§ Available data
## start

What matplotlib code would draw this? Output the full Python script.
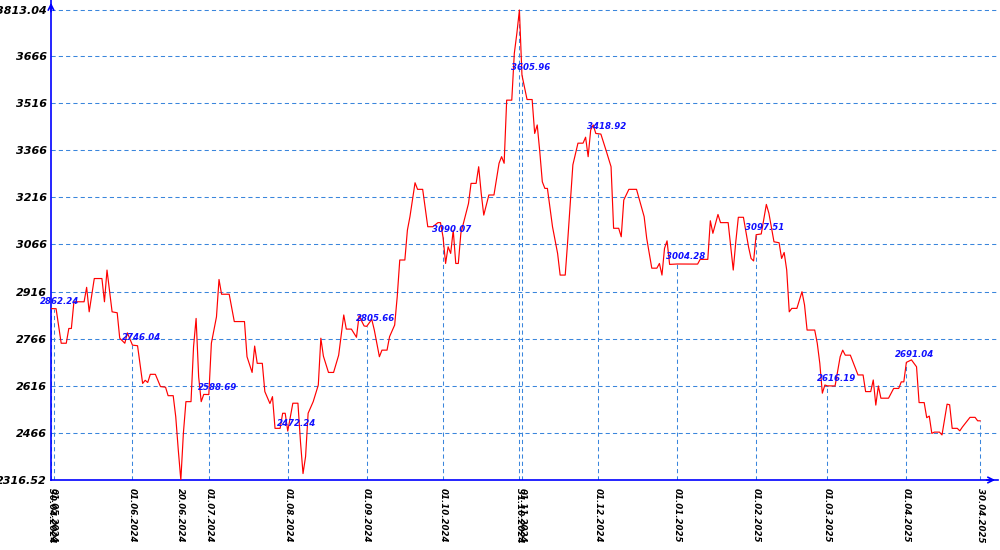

## end
## start

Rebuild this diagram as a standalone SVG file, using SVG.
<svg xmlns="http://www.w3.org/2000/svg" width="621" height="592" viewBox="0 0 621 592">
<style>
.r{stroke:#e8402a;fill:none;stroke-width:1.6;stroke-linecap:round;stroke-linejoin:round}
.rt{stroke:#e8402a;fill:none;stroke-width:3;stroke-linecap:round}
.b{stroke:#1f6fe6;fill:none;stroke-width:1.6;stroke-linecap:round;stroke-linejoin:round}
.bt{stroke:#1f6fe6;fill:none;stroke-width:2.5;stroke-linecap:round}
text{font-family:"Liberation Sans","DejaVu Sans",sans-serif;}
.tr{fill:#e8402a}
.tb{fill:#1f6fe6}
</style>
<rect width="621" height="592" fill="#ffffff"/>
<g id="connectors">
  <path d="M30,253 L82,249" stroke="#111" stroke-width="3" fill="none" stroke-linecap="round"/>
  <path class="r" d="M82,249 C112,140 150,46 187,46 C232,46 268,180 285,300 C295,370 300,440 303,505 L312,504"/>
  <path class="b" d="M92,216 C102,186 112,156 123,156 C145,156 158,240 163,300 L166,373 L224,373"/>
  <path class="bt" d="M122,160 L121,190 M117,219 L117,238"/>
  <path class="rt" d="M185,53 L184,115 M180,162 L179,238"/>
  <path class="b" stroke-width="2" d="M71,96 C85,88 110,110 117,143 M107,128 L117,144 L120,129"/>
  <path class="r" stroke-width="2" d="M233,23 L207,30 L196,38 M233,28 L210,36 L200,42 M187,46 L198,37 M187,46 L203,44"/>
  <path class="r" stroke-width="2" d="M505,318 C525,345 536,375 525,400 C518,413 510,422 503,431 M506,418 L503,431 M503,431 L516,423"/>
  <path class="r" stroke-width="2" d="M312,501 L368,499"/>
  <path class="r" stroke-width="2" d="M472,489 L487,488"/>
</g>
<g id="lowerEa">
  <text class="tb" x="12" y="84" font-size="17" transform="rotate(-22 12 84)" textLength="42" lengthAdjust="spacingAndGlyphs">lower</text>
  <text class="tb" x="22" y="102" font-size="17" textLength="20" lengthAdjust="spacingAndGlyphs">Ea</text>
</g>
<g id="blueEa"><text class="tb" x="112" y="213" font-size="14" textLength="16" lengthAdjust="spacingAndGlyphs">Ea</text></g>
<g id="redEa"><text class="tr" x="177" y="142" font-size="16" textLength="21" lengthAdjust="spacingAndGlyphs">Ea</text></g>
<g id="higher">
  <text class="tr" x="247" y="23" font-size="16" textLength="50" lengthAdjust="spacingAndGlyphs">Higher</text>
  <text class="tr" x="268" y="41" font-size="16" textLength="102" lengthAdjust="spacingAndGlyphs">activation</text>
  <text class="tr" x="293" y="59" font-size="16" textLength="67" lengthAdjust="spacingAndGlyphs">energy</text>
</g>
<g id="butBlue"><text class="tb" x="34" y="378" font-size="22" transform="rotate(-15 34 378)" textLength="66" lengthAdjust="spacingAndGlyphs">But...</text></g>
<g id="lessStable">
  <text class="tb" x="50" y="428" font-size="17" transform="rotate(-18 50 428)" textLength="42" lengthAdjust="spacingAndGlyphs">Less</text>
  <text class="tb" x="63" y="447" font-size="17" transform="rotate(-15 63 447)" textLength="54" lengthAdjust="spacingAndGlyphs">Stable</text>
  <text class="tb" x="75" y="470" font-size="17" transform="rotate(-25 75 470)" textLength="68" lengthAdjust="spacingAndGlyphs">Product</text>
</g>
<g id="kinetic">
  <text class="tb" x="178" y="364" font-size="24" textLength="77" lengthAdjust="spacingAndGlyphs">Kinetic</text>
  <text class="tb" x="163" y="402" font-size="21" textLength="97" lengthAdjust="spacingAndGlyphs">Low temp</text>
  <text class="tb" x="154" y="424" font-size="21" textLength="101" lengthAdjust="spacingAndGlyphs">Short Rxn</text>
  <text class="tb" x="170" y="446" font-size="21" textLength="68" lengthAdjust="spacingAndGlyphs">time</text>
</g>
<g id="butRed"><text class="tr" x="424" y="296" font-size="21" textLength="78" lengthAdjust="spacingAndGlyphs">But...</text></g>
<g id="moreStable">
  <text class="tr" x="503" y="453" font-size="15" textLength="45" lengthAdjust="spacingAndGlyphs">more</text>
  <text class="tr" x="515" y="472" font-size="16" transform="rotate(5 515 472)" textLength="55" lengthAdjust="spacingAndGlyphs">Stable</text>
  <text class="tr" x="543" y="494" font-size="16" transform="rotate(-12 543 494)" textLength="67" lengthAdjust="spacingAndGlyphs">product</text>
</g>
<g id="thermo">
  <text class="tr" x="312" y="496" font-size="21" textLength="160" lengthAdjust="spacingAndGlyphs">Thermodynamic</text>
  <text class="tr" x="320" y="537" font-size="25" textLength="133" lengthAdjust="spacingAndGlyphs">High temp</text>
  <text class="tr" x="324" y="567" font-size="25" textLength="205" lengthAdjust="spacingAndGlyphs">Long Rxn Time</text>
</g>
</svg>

## end

§ What the exercise asks
Go through the records and gather the lines that hold "this".

§ Completed exercise
What matplotlib code would draw this? Output the full Python script.
Rebuild this diagram as a standalone SVG file, using SVG.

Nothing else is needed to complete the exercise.